De ahí que esta intelectual se pregunte: “¿Desde qué lugar
de autoridad moral se puede reprobar, gritar, inmolar a unos niños que
no hacen sino dar continuidad a lo que el dispositivo del tardo
capitalismo, travestido de narcomáquina, sigue sembrando en un país
lleno de esquirlas?”
Lo que caracteriza a la necropolítica es justamente ese
“matar porque es posible hacerlo”, que no se circunscribe a los adultos,
sino que invade la subjetividad incluso de los menores de edad. No
puede haber resignación ante ese horror, pero tampoco puede haber un
castigo ciego. La necropolítica no sólo impone violencia sino que
también estructura nuestra subjetividad. Por eso vale la pena establecer
un paralelismo entre los adolescentes que cometieron esa infamia y
México; buscar las maneras de rehabilitar a esos chicos es también
buscar la forma de sanar a nuestro país.
Las situaciones indignantes suelen conducir a reacciones
autoritarias, donde a veces el remedio alimenta la enfermedad. En un
país lastimado como el nuestro es imperativo buscar las formas de ir
“curando” heridas que, sin duda, dejarán una cicatriz, pero al menos
detendrán el derramamiento de sangre. Ante la necropolítica –que se
instala cada vez más, lo queramos o no, en toda la población, incluidos
los chicos–, hay que buscar la manera de “rehabilitar” a los dañados por
sus esquirlas.
No va a ser fácil definir una política de
“rehabilitación”. Los regímenes socioeconómicos producen subjetividades,
y una característica de la subjetividad neoliberal es su
individualismo, lo que dificulta la solidaridad con los otros y produce
gran desmovilización social. Esta siniestra situación, que vivimos hoy,
genera desmoralización y dificulta pensar políticamente, y el gran
peligro es que confundamos el verdadero peligro.
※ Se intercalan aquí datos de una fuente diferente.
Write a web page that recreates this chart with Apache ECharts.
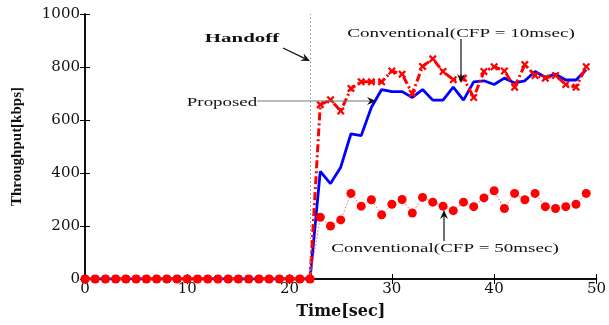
<!DOCTYPE html>
<html><head><meta charset="utf-8">
<script src="https://cdn.jsdelivr.net/npm/echarts@6/dist/echarts.min.js"></script>
<style>html,body{margin:0;padding:0;background:#fff}#c{width:609px;height:325px}</style>
</head><body><div id="c"></div>
<script>
var time = [0,1,2,3,4,5,6,7,8,9,10,11,12,13,14,15,16,17,18,19,20,21,22,23,24,25,26,27,28,29,30,31,32,33,34,35,36,37,38,39,40,41,42,43,44,45,46,47,48,49];
var proposed = [0,0,0,0,0,0,0,0,0,0,0,0,0,0,0,0,0,0,0,0,0,0,0,
  406,360,422,548,541,648,715,707,707,685,715,675,675,724,675,744,748,734,758,740,748,783,761,773,751,751,790];
var cfp10 = [0,0,0,0,0,0,0,0,0,0,0,0,0,0,0,0,0,0,0,0,0,0,0,
  658,676,634,719,744,744,744,785,773,700,802,831,783,752,758,685,783,801,785,724,809,768,758,768,734,724,801];
var cfp50 = [0,0,0,0,0,0,0,0,0,0,0,0,0,0,0,0,0,0,0,0,0,0,0,
  233,200,223,323,275,299,242,282,300,249,308,290,275,258,290,273,306,333,266,323,299,323,273,266,273,282,323];
var handoffTime = 22;
var xTicks = ['0','10','20','30','40','50'];
var yTicks = ['0','200','400','600','800','1000'];

function pairs(v){ return time.map(function(t,i){ return [t, v[i]]; }); }

var chart = echarts.init(document.getElementById('c'), null, {renderer:'canvas'});
var serif = 'Liberation Serif';
var labFont = 'DejaVu Serif';

function arrow(x1,y1,x2,y2,color,lineColor){
  var dx=x2-x1, dy=y2-y1, L=Math.sqrt(dx*dx+dy*dy), ux=dx/L, uy=dy/L;
  var hl=9, hw=4;
  var bx=x2-ux*hl, by=y2-uy*hl, nx=-uy, ny=ux;
  return [
    {type:'line', shape:{x1:x1,y1:y1,x2:bx+ux*3,y2:by+uy*3}, style:{stroke:lineColor||color, lineWidth:1.2}, z:20},
    {type:'polygon', shape:{points:[[x2,y2],[bx+nx*hw,by+ny*hw],[bx+ux*3,by+uy*3],[bx-nx*hw,by-ny*hw]]}, style:{fill:color}, z:20}
  ];
}
function txt(x,y,s,bold,sx){
  return {type:'text', x:x, y:y, scaleX:sx, style:{text:s, fill:'#111', font:(bold?'bold ':'')+'13.5px "'+serif+'"', textAlign:'center', textVerticalAlign:'middle'}, z:20};
}

var graphics = [].concat(
  [txt(242,39,'Handoff',true,1.55)],
  arrow(283,48,310,61,'#111'),
  [txt(222,102,'Proposed',false,1.4)],
  arrow(257,101,376,101,'#111','#777'),
  [txt(461,33,'Conventional(CFP = 10msec)',false,1.41)],
  arrow(461,39,461,83,'#111'),
  [txt(445,248,'Conventional(CFP = 50msec)',false,1.41)],
  arrow(444,241,444,210,'#111')
);

var xMark = 'path://M2,0 L5,3 L8,0 L10,2 L7,5 L10,8 L8,10 L5,7 L2,10 L0,8 L3,5 L0,2 Z';

function tickLabel(list, step){ return function(v){ return list[Math.round(v/step)]; }; }

var axisLineStyle = {show:true, lineStyle:{color:'#000', width:1.5}};
chart.setOption({
  animation:false,
  backgroundColor:'#fff',
  grid:{left:85, right:12, top:14, bottom:38, containLabel:false},
  xAxis:[{
    type:'value', min:0, max:50, interval:10, position:'bottom',
    axisLine:axisLineStyle, axisTick:{inside:true, length:5, lineStyle:{color:'#000'}},
    splitLine:{show:false},
    axisLabel:{margin:3, fontFamily:labFont, fontSize:15, color:'#111', formatter:tickLabel(xTicks,10)},
    name:'Time[sec]', nameLocation:'middle', nameGap:25,
    nameTextStyle:{fontFamily:labFont, fontWeight:'bold', fontSize:16, color:'#111'}
  },{
    type:'value', min:0, max:50, interval:10, position:'top',
    axisLine:axisLineStyle, axisTick:{inside:true, length:5, lineStyle:{color:'#000'}},
    axisLabel:{show:false}, splitLine:{show:false}
  }],
  yAxis:[{
    type:'value', min:0, max:1000, interval:200, position:'left',
    axisLine:axisLineStyle, axisTick:{inside:true, length:5, lineStyle:{color:'#000'}},
    splitLine:{show:false},
    axisLabel:{margin:5, fontFamily:labFont, fontSize:15, color:'#111', formatter:tickLabel(yTicks,200)},
    name:'Throughput[kbps]', nameLocation:'middle', nameGap:60,
    nameTextStyle:{fontFamily:serif, fontWeight:'bold', fontSize:15, color:'#111'}
  },{
    type:'value', min:0, max:1000, interval:200, position:'right',
    axisLine:axisLineStyle, axisTick:{inside:true, length:5, lineStyle:{color:'#000'}},
    axisLabel:{show:false}, splitLine:{show:false}
  }],
  series:[
    {type:'line', name:'Proposed', data:pairs(proposed), showSymbol:false, symbol:'none',
     lineStyle:{color:'#0000ff', width:2.8}, z:3,
     markLine:{silent:true, symbol:'none', label:{show:false},
       lineStyle:{color:'#999', type:[1.5,2.5], width:1},
       data:[[{coord:[handoffTime,0]},{coord:[handoffTime,1000]}]]}},
    {type:'line', name:'Conventional(CFP = 10msec)', data:pairs(cfp10), symbol:xMark, symbolSize:8,
     itemStyle:{color:'#ff0000'}, lineStyle:{color:'#ff0000', width:3, type:[8,3,2,3]}, z:4},
    {type:'line', name:'Conventional(CFP = 50msec)', data:pairs(cfp50), symbol:'circle', symbolSize:9,
     itemStyle:{color:'#ff0000'}, lineStyle:{color:'#ff5555', width:1, type:[1.5,2]}, z:5}
  ],
  graphic:graphics
});
</script></body></html>
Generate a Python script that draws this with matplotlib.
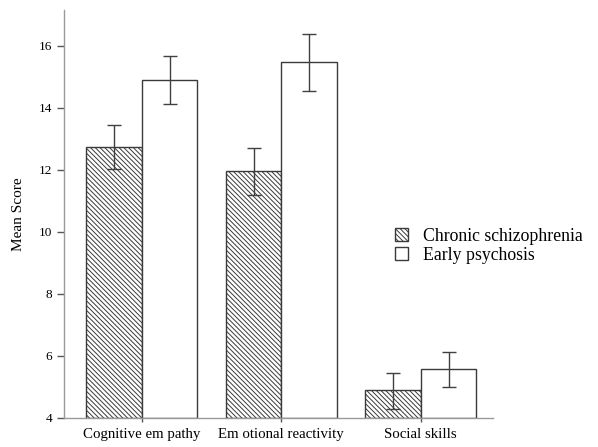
import numpy as np
import matplotlib
matplotlib.use("Agg")
import matplotlib.pyplot as plt

# === data ===
categories = ["Cognitive empathy", "Emotional reactivity", "Social skills"]
tick_labels = ["Cognitive em pathy", "Em otional reactivity", "Social skills"]
chronic_mean = [12.75, 11.95, 4.89]
chronic_lo = [12.03, 11.19, 4.30]
chronic_hi = [13.44, 12.71, 5.45]
early_mean = [14.89, 15.47, 5.58]
early_lo = [14.13, 14.55, 5.01]
early_hi = [15.67, 16.39, 6.14]
series_labels = ["Chronic schizophrenia", "Early psychosis"]

plt.rcParams['font.family'] = ['Liberation Serif', 'DejaVu Serif']
plt.rcParams['hatch.linewidth'] = 0.7
plt.rcParams['hatch.color'] = '#444444'

fig = plt.figure(figsize=(5.98, 4.47), dpi=100)
ax = fig.add_axes([0.107, 0.065, 0.717, 0.913])

x = np.arange(len(categories))
w = 0.398
edge = '#3a3a3a'

c_err = [np.array(chronic_mean) - np.array(chronic_lo), np.array(chronic_hi) - np.array(chronic_mean)]
e_err = [np.array(early_mean) - np.array(early_lo), np.array(early_hi) - np.array(early_mean)]

ax.bar(x - w / 2, np.array(chronic_mean) - 4, w, bottom=4, color='white', edgecolor=edge,
       hatch='\\' * 7, linewidth=1.0, label=series_labels[0])
ax.bar(x + w / 2, np.array(early_mean) - 4, w, bottom=4, color='white', edgecolor=edge,
       linewidth=1.0, label=series_labels[1])
ax.errorbar(x - w / 2, chronic_mean, yerr=c_err, fmt='none', ecolor='#404040',
            elinewidth=1.0, capsize=4.7, capthick=1.0)
ax.errorbar(x + w / 2, early_mean, yerr=e_err, fmt='none', ecolor='#404040',
            elinewidth=1.0, capsize=4.7, capthick=1.0)

ax.set_xlim(-0.559, 2.516)
ax.set_ylim(4, 17.16)
ax.set_yticks([4, 6, 8, 10, 12, 14, 16])
ax.set_xticks(x)
ax.set_xticklabels(tick_labels, fontsize=10.7)
ax.tick_params(axis='y', labelsize=9.5, length=5, color='#555555', width=1)
ax.tick_params(axis='x', length=3, color='#555555', width=1, pad=4)
ax.set_ylabel("Mean Score", fontsize=11, labelpad=10)

for s in ['top', 'right']:
    ax.spines[s].set_visible(False)
for s in ['left', 'bottom']:
    ax.spines[s].set_color('#999999')
    ax.spines[s].set_linewidth(1.0)

leg = ax.legend(loc='upper left', bbox_to_anchor=(0.772, 0.465), frameon=False,
                fontsize=12.8, handlelength=0.75, handleheight=0.75, handletextpad=0.8,
                labelspacing=0.1, borderaxespad=0, borderpad=0)

fig.savefig("out.png", dpi=100)
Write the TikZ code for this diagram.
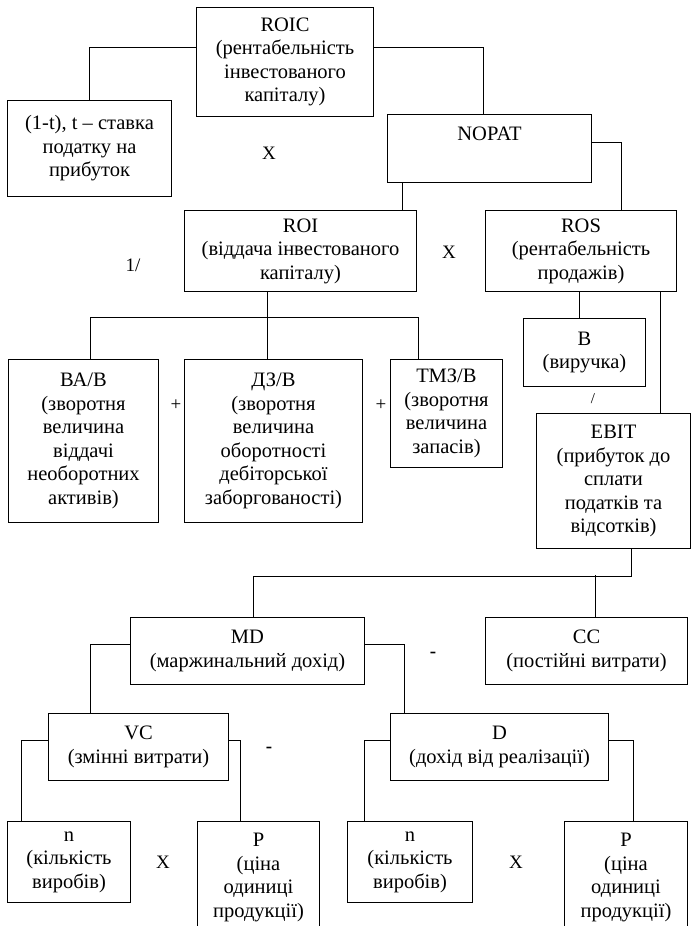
\documentclass[tikz,border=0pt]{standalone}
\usepackage{fontspec}
\setmainfont{Liberation Serif}
\begin{document}
\begin{tikzpicture}[x=1pt,y=-1pt,
  box/.style={draw, line width=1pt, inner sep=0pt, align=center, anchor=north west,
    font=\fontsize{20.5}{23.5}\selectfont},
  size/.style 2 args={minimum width=#1pt, minimum height=#2pt},
  link/.style={line width=1pt},
  op/.style={inner sep=0pt, font=\fontsize{19}{22}\selectfont}]
\useasboundingbox (0,0) rectangle (692,926);
\clip (0,0) rectangle (692,926);

% ---- boxes ----
\node[box, size={177}{109}] (roic) at (196,7) {ROIC\\(рентабельність\\інвестованого\\капіталу)};
\node[box, size={164}{96}]  (tax)  at (7,100) {(1-t), t – ставка\\податку на\\прибуток};
\node[box, size={204}{68}]  (nopat) at (387,114) {NOPAT\\\strut};
\node[box, size={232}{81}]  (roi)  at (184,210) {ROI\\(віддача інвестованого\\капіталу)};
\node[box, size={191}{81}]  (ros)  at (485,210) {ROS\\(рентабельність\\продажів)};
\node[box, size={150}{163}] (bab)  at (8,359) {ВА/В\\(зворотня\\величина\\віддачі\\необоротних\\активів)};
\node[box, size={178}{163}] (dzb)  at (184,359) {ДЗ/В\\(зворотня\\величина\\оборотності\\дебіторської\\заборгованості)};
\node[box, size={112}{108}] (tmzb) at (390,359) {ТМЗ/В\\(зворотня\\величина\\запасів)};
\node[box, size={122}{68}]  (rev)  at (523,318) {В\\(виручка)};
\node[box, size={154}{135}] (ebit) at (536,413) {EBIT\\(прибуток до\\сплати\\податків та\\відсотків)};
\node[box, size={234}{67}]  (md)   at (130,617) {MD\\(маржинальний дохід)};
\node[box, size={202}{67}]  (cc)   at (485,617) {CC\\(постійні витрати)};
\node[box, size={180}{67}]  (vc)   at (48,713) {VC\\(змінні витрати)};
\node[box, size={218}{67}]  (dinc) at (390,713) {D\\(дохід від реалізації)};
\node[box, size={123}{81}]  (na)   at (7,821) {n\\(кількість\\виробів)};
\node[box, size={122}{112}] (pa)   at (197,821) {P\\(ціна\\одиниці\\продукції)};
\node[box, size={125}{81}]  (nb)   at (347,821) {n\\(кількість\\виробів)};
\node[box, size={123}{112}] (pb)   at (564,821) {P\\(ціна\\одиниці\\продукції)};

% ---- operators ----
\node[op] (mul1) at (269,153) {X};
\node[op] (div1) at (133,265) {1/};
\node[op] (mul2) at (449,252) {X};
\node[op] (add1) at (176,405) {+};
\node[op] (add2) at (381,405) {+};
\node[op, font=\fontsize{15}{18}\selectfont] (div2) at (593,399) {/};
\node[op] (sub1) at (433,655) {\textbf{-}};
\node[op] (sub2) at (269,750) {\textbf{-}};
\node[op] (mul3) at (163,862) {X};
\node[op] (mul4) at (516,862) {X};

% ---- connectors ----
\draw[link] ([yshift=14.5pt]roic.west) -| (tax.north);
\draw[link] ([yshift=14.5pt]roic.east) -| ([xshift=-6pt]nopat.north);
\draw[link] ([yshift=6pt]nopat.east) -| ([xshift=40pt]ros.north);
\path ([xshift=15pt]nopat.south west) coordinate (nopatfoot);
\draw[link] (nopatfoot) -- (nopatfoot |- roi.north);

\path ([xshift=-33pt]roi.south) coordinate (roifoot);
\draw[link] (roifoot) -- (roifoot |- dzb.north);
\draw[link] ([xshift=7pt]bab.north) -- ++(0,-42) -| ([xshift=-28pt]tmzb.north);

\path ([xshift=-5pt]rev.north) coordinate (revtop);
\draw[link] (revtop) -- (revtop |- ros.south);
\path ([xshift=47pt]ebit.north) coordinate (ebittop);
\draw[link] (ebittop) -- (ebittop |- ros.south);

\path ([xshift=18pt]ebit.south) coordinate (ebitfoot);
\draw[link] (ebitfoot) -- ++(0,27) -| ([xshift=6pt]md.north);
\path ([xshift=9pt]cc.north) coordinate (cctop);
\draw[link] (cctop) -- ++(0,-42);

\draw[link] ([yshift=6.5pt]md.west) -| ([xshift=-48pt]vc.north);
\draw[link] ([yshift=6.5pt]md.east) -| ([xshift=-95pt]dinc.north);

\draw[link] ([yshift=6.5pt]vc.west) -| ([xshift=-47.5pt]na.north);
\draw[link] ([yshift=6.5pt]vc.east) -| ([xshift=-18pt]pa.north);
\draw[link] ([yshift=6.5pt]dinc.west) -| ([xshift=-45.5pt]nb.north);
\draw[link] ([yshift=6.5pt]dinc.east) -| ([xshift=7.5pt]pb.north);
\end{tikzpicture}
\end{document}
Pese a la desesperanza que nos invade, hay que razonar
pensando en el largo plazo. En ese sentido, la mejor propuesta, con
implicaciones profundas, es la de trabajar en recomponer el tejido
social. Pero ¿cómo hacerlo? No somos el único país donde han ocurrido
horrores y por lo tanto podríamos retomar, guardando las distancias
necesarias y buscando los parámetros propios, algunas
de las medidas que se han tomado en otras partes de cara a tragedias
violentas, similares y distintas a las nuestras. El punto es
“rehabilitar” a quienes matan o delinquen, o sea, devolverles humanidad.
Esa es una forma imbatible de construir un futuro menos siniestro.